### Data lines
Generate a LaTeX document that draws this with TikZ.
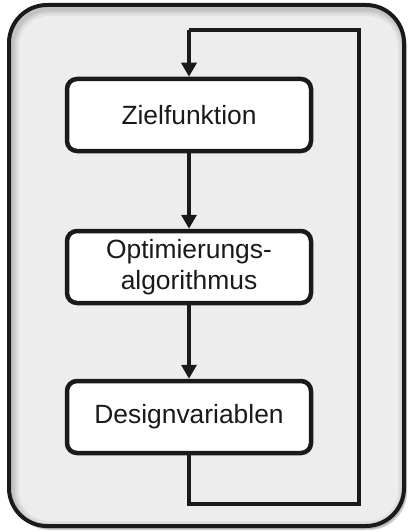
\documentclass[tikz,border=0pt]{standalone}
\usepackage{fontspec}
\setmainfont{Liberation Sans}
\usetikzlibrary{arrows.meta,shadows}
\definecolor{ink}{HTML}{1A1A1A}
\definecolor{panel}{HTML}{EDEDED}
\begin{document}
\begin{tikzpicture}[x=1pt,y=-1pt,
  stepbox/.style={draw=ink, line width=4.5pt, fill=white, rounded corners=10pt,
    minimum width=244pt, minimum height=72pt, align=center, text=ink,
    font=\fontsize{26.4}{31.5}\selectfont, inner sep=0pt},
  flow/.style={draw=ink, line width=4.5pt,
    -{Triangle[length=14pt,width=15pt]}},
  loop/.style={draw=ink, line width=4.5pt}]
  \useasboundingbox (0,0) rectangle (410,532);

  % outer panel with a soft drop shadow
  \path[fill=black, opacity=0.18, rounded corners=38pt]
    (12,9) rectangle (407,530);
  \path[fill=black, opacity=0.12, rounded corners=38pt]
    (11,7) rectangle (406,529);
  \path[fill=panel, rounded corners=38pt] (9,5) rectangle (404,526);
  % faint inner shading along the upper left edge
  \begin{scope}
    \clip[rounded corners=38pt] (9,5) rectangle (404,526);
    \foreach \w/\o in {16/0.05,11/0.06,7/0.07} {
      \draw[black, opacity=\o, line width=\w pt, rounded corners=38pt]
        (11,8) rectangle (406,529);
    }
  \end{scope}
  \draw[ink, line width=4pt, rounded corners=38pt] (9,5) rectangle (404,526);

  % process steps
  \node[stepbox] (ziel) at (189,115) {Zielfunktion};
  \node[stepbox] (opt)  at (189,267) {Optimierungs-\\algorithmus};
  \node[stepbox] (des)  at (189,417) {Designvariablen};

  % feedback loop corners
  \coordinate (lb) at (189,504);
  \coordinate (rb) at (359,504);
  \coordinate (rt) at (359,30);
  \coordinate (lt) at (189,30);

  \draw[flow] (ziel) -- (opt);
  \draw[flow] (opt) -- (des);
  \draw[loop, line join=miter] (des.south) -- (lb) -- (rb) -- (rt) -- (lt);
  \draw[flow] (lt) -- (ziel.north);
\end{tikzpicture}
\end{document}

### Problem requirements
Which lines contain the word "with"? Return each of them.

### Task solution
Generate a LaTeX document that draws this with TikZ.
  % outer panel with a soft drop shadow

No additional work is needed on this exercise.